--- Start AVAILABLE DATA ---
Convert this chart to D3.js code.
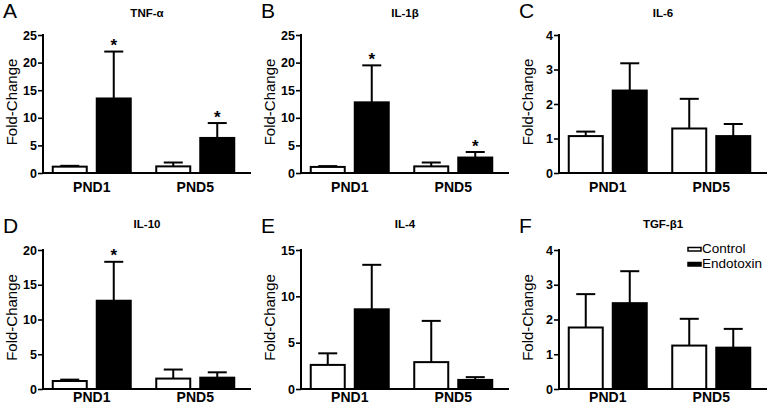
<!DOCTYPE html>
<html>
<head>
<meta charset="utf-8">
<script src="https://cdn.jsdelivr.net/npm/d3@7/dist/d3.min.js"></script>
<style>
  html, body { margin: 0; padding: 0; background: #fff; }
  svg { display: block; font-family: "Liberation Sans", Arial, Helvetica, sans-serif; }
</style>
</head>
<body>
<svg id="chart" width="774" height="409"></svg>
<script>
// ---- data ----
const panelLetters = ["A", "B", "C", "D", "E", "F"];
const panelTitles = ["TNF-α", "IL-1β", "IL-6", "IL-10", "IL-4", "TGF-β1"];
const groups = ["PND1", "PND5"];
const series = ["Control", "Endotoxin"];
const yMax = [25, 25, 4, 20, 15, 4];
const yTickStep = [5, 5, 1, 5, 5, 1];
const controlMean = [[1.15, 1.2], [1.1, 1.2], [1.07, 1.29], [1.15, 1.5], [2.6, 2.9], [1.77, 1.25]];
const controlErr  = [[0.15, 0.7], [0.15, 0.7], [0.13, 0.86], [0.2, 1.3], [1.25, 4.45], [0.96, 0.77]];
const endoMean    = [[13.5, 6.35], [12.8, 2.8], [2.39, 1.07], [12.7, 1.63], [8.6, 0.98], [2.47, 1.19]];
const endoErr     = [[8.5, 2.7], [6.7, 1.0], [0.79, 0.35], [5.6, 0.77], [4.8, 0.3], [0.92, 0.54]];
const endoSig     = [[true, true], [true, true], [false, false], [true, false], [false, false], [false, false]];

// ---- layout ----
const svg = d3.select("#chart");
const colOffsets = [0, 258, 516];
const rows = [
  { letterY: 18, titleY: 17, top: 35, bottom: 173, labelY: 192 },
  { letterY: 233, titleY: 228, top: 250, bottom: 389, labelY: 402 }
];
const axisX = 43, axisRight = 251;

panelLetters.forEach((letter, i) => {
  const row = rows[Math.floor(i / 3)];
  const ox = colOffsets[i % 3];
  const g = svg.append("g").attr("transform", `translate(${ox},0)`);

  const y = d3.scaleLinear().domain([0, yMax[i]]).range([row.bottom, row.top]);
  const x0 = d3.scaleBand().domain(groups).range([40, 247]).paddingInner(0).paddingOuter(0);
  const x1 = d3.scaleBand().domain(series).range([0, x0.bandwidth()]).paddingInner(0.182).paddingOuter(0.267);

  // panel letter
  g.append("text").attr("x", 3).attr("y", row.letterY)
    .attr("font-size", 21).attr("fill", "#000").text(letter);
  // title
  g.append("text").attr("x", 147).attr("y", row.titleY)
    .attr("text-anchor", "middle").attr("font-size", 11.5).attr("font-weight", "bold").text(panelTitles[i]);
  // y label
  g.append("text")
    .attr("transform", `translate(16.5,${(row.top + row.bottom) / 2 - 2}) rotate(-90)`)
    .attr("text-anchor", "middle").attr("font-size", 15).text("Fold-Change");

  // data rows
  const data = [];
  groups.forEach((grp, gi) => {
    data.push({ group: grp, series: "Control", v: controlMean[i][gi], e: controlErr[i][gi], sig: false });
    data.push({ group: grp, series: "Endotoxin", v: endoMean[i][gi], e: endoErr[i][gi], sig: endoSig[i][gi] });
  });

  const bx = d => x0(d.group) + x1(d.series);
  const bw = x1.bandwidth();

  // error bars (upper only)
  data.forEach(d => {
    const cx = bx(d) + bw / 2;
    g.append("line").attr("x1", cx).attr("x2", cx).attr("y1", y(d.v)).attr("y2", y(d.v + d.e))
      .attr("stroke", "#000").attr("stroke-width", 2);
    g.append("line").attr("x1", cx - 9.5).attr("x2", cx + 9.5).attr("y1", y(d.v + d.e)).attr("y2", y(d.v + d.e))
      .attr("stroke", "#000").attr("stroke-width", 2);
    if (d.sig) {
      g.append("text").attr("x", cx).attr("y", y(d.v + d.e) - 0.5)
        .attr("text-anchor", "middle").attr("font-size", 17).attr("font-weight", "bold").text("*");
    }
  });

  // bars
  g.selectAll("rect.bar").data(data).enter().append("rect")
    .attr("class", "bar")
    .attr("x", d => bx(d) + 1)
    .attr("width", bw - 2)
    .attr("y", d => y(d.v))
    .attr("height", d => y(0) - y(d.v))
    .attr("fill", d => d.series === "Control" ? "#fff" : "#000")
    .attr("stroke", "#000").attr("stroke-width", 2);

  // y axis
  const yAxis = d3.axisLeft(y)
    .tickValues(d3.range(0, yMax[i] + 0.001, yTickStep[i]))
    .tickFormat(d3.format("d"))
    .tickSize(5).tickPadding(1);
  const ya = g.append("g").attr("transform", `translate(${axisX},0)`).call(yAxis);
  ya.select(".domain").remove();
  ya.selectAll(".tick line").attr("stroke", "#000").attr("stroke-width", 1.6);
  ya.selectAll(".tick text").attr("font-size", 12.5).attr("font-weight", "bold").attr("fill", "#000")
    .attr("font-family", "Liberation Sans, Arial, sans-serif");
  g.append("line").attr("x1", axisX).attr("x2", axisX).attr("y1", row.top - 1).attr("y2", row.bottom + 1)
    .attr("stroke", "#000").attr("stroke-width", 2);

  // x axis
  g.append("line").attr("x1", axisX - 1).attr("x2", axisRight).attr("y1", row.bottom).attr("y2", row.bottom)
    .attr("stroke", "#000").attr("stroke-width", 2);
  const xAxis = d3.axisBottom(x0).tickSize(0).tickPadding(0);
  const xa = g.append("g").attr("transform", `translate(0,0)`).call(xAxis);
  xa.select(".domain").remove();
  xa.selectAll(".tick text").attr("y", row.labelY).attr("dy", null)
    .attr("font-size", 14).attr("font-weight", "bold").attr("fill", "#000")
    .attr("font-family", "Liberation Sans, Arial, sans-serif");

  // legend in last panel
  if (i === 5) {
    const leg = g.append("g");
    series.forEach((s, si) => {
      const ly = 253 + si * 15;
      leg.append("rect").attr("x", 172).attr("y", ly - 5.5).attr("width", 13).attr("height", 3.5)
        .attr("fill", si === 0 ? "#fff" : "#000").attr("stroke", "#000").attr("stroke-width", 1.5);
      leg.append("text").attr("x", 186).attr("y", ly).attr("font-size", 13.5).text(s);
    });
  }
});
</script>
</body>
</html>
--- End AVAILABLE DATA ---
__EXERCISE__: Reproduce the full material exactly, excluding the pictures.

__PROBLEM SOLUTION__:
Convert this chart to D3.js code.
<!DOCTYPE html>
<html>
<head>
<meta charset="utf-8">
<script src="https://cdn.jsdelivr.net/npm/d3@7/dist/d3.min.js"></script>
<style>
  html, body { margin: 0; padding: 0; background: #fff; }
  svg { display: block; font-family: "Liberation Sans", Arial, Helvetica, sans-serif; }
</style>
</head>
<body>
<svg id="chart" width="774" height="409"></svg>
<script>
// ---- data ----
const panelLetters = ["A", "B", "C", "D", "E", "F"];
const panelTitles = ["TNF-α", "IL-1β", "IL-6", "IL-10", "IL-4", "TGF-β1"];
const groups = ["PND1", "PND5"];
const series = ["Control", "Endotoxin"];
const yMax = [25, 25, 4, 20, 15, 4];
const yTickStep = [5, 5, 1, 5, 5, 1];
const controlMean = [[1.15, 1.2], [1.1, 1.2], [1.07, 1.29], [1.15, 1.5], [2.6, 2.9], [1.77, 1.25]];
const controlErr  = [[0.15, 0.7], [0.15, 0.7], [0.13, 0.86], [0.2, 1.3], [1.25, 4.45], [0.96, 0.77]];
const endoMean    = [[13.5, 6.35], [12.8, 2.8], [2.39, 1.07], [12.7, 1.63], [8.6, 0.98], [2.47, 1.19]];
const endoErr     = [[8.5, 2.7], [6.7, 1.0], [0.79, 0.35], [5.6, 0.77], [4.8, 0.3], [0.92, 0.54]];
const endoSig     = [[true, true], [true, true], [false, false], [true, false], [false, false], [false, false]];

// ---- layout ----
const svg = d3.select("#chart");
const colOffsets = [0, 258, 516];
const rows = [
  { letterY: 18, titleY: 17, top: 35, bottom: 173, labelY: 192 },
  { letterY: 233, titleY: 228, top: 250, bottom: 389, labelY: 402 }
];
const axisX = 43, axisRight = 251;

panelLetters.forEach((letter, i) => {
  const row = rows[Math.floor(i / 3)];
  const ox = colOffsets[i % 3];
  const g = svg.append("g").attr("transform", `translate(${ox},0)`);

  const y = d3.scaleLinear().domain([0, yMax[i]]).range([row.bottom, row.top]);
  const x0 = d3.scaleBand().domain(groups).range([40, 247]).paddingInner(0).paddingOuter(0);
  const x1 = d3.scaleBand().domain(series).range([0, x0.bandwidth()]).paddingInner(0.182).paddingOuter(0.267);

  // panel letter
  g.append("text").attr("x", 3).attr("y", row.letterY)
    .attr("font-size", 21).attr("fill", "#000").text(letter);
  // title
  g.append("text").attr("x", 147).attr("y", row.titleY)
    .attr("text-anchor", "middle").attr("font-size", 11.5).attr("font-weight", "bold").text(panelTitles[i]);
  // y label
  g.append("text")
    .attr("transform", `translate(16.5,${(row.top + row.bottom) / 2 - 2}) rotate(-90)`)
    .attr("text-anchor", "middle").attr("font-size", 15).text("Fold-Change");

  // data rows
  const data = [];
  groups.forEach((grp, gi) => {
    data.push({ group: grp, series: "Control", v: controlMean[i][gi], e: controlErr[i][gi], sig: false });
    data.push({ group: grp, series: "Endotoxin", v: endoMean[i][gi], e: endoErr[i][gi], sig: endoSig[i][gi] });
  });

  const bx = d => x0(d.group) + x1(d.series);
  const bw = x1.bandwidth();

  // error bars (upper only)
  data.forEach(d => {
    const cx = bx(d) + bw / 2;
    g.append("line").attr("x1", cx).attr("x2", cx).attr("y1", y(d.v)).attr("y2", y(d.v + d.e))
      .attr("stroke", "#000").attr("stroke-width", 2);
    g.append("line").attr("x1", cx - 9.5).attr("x2", cx + 9.5).attr("y1", y(d.v + d.e)).attr("y2", y(d.v + d.e))
      .attr("stroke", "#000").attr("stroke-width", 2);
    if (d.sig) {
      g.append("text").attr("x", cx).attr("y", y(d.v + d.e) - 0.5)
        .attr("text-anchor", "middle").attr("font-size", 17).attr("font-weight", "bold").text("*");
    }
  });

  // bars
  g.selectAll("rect.bar").data(data).enter().append("rect")
    .attr("class", "bar")
    .attr("x", d => bx(d) + 1)
    .attr("width", bw - 2)
    .attr("y", d => y(d.v))
    .attr("height", d => y(0) - y(d.v))
    .attr("fill", d => d.series === "Control" ? "#fff" : "#000")
    .attr("stroke", "#000").attr("stroke-width", 2);

  // y axis
  const yAxis = d3.axisLeft(y)
    .tickValues(d3.range(0, yMax[i] + 0.001, yTickStep[i]))
    .tickFormat(d3.format("d"))
    .tickSize(5).tickPadding(1);
  const ya = g.append("g").attr("transform", `translate(${axisX},0)`).call(yAxis);
  ya.select(".domain").remove();
  ya.selectAll(".tick line").attr("stroke", "#000").attr("stroke-width", 1.6);
  ya.selectAll(".tick text").attr("font-size", 12.5).attr("font-weight", "bold").attr("fill", "#000")
    .attr("font-family", "Liberation Sans, Arial, sans-serif");
  g.append("line").attr("x1", axisX).attr("x2", axisX).attr("y1", row.top - 1).attr("y2", row.bottom + 1)
    .attr("stroke", "#000").attr("stroke-width", 2);

  // x axis
  g.append("line").attr("x1", axisX - 1).attr("x2", axisRight).attr("y1", row.bottom).attr("y2", row.bottom)
    .attr("stroke", "#000").attr("stroke-width", 2);
  const xAxis = d3.axisBottom(x0).tickSize(0).tickPadding(0);
  const xa = g.append("g").attr("transform", `translate(0,0)`).call(xAxis);
  xa.select(".domain").remove();
  xa.selectAll(".tick text").attr("y", row.labelY).attr("dy", null)
    .attr("font-size", 14).attr("font-weight", "bold").attr("fill", "#000")
    .attr("font-family", "Liberation Sans, Arial, sans-serif");

  // legend in last panel
  if (i === 5) {
    const leg = g.append("g");
    series.forEach((s, si) => {
      const ly = 253 + si * 15;
      leg.append("rect").attr("x", 172).attr("y", ly - 5.5).attr("width", 13).attr("height", 3.5)
        .attr("fill", si === 0 ? "#fff" : "#000").attr("stroke", "#000").attr("stroke-width", 1.5);
      leg.append("text").attr("x", 186).attr("y", ly).attr("font-size", 13.5).text(s);
    });
  }
});
</script>
</body>
</html>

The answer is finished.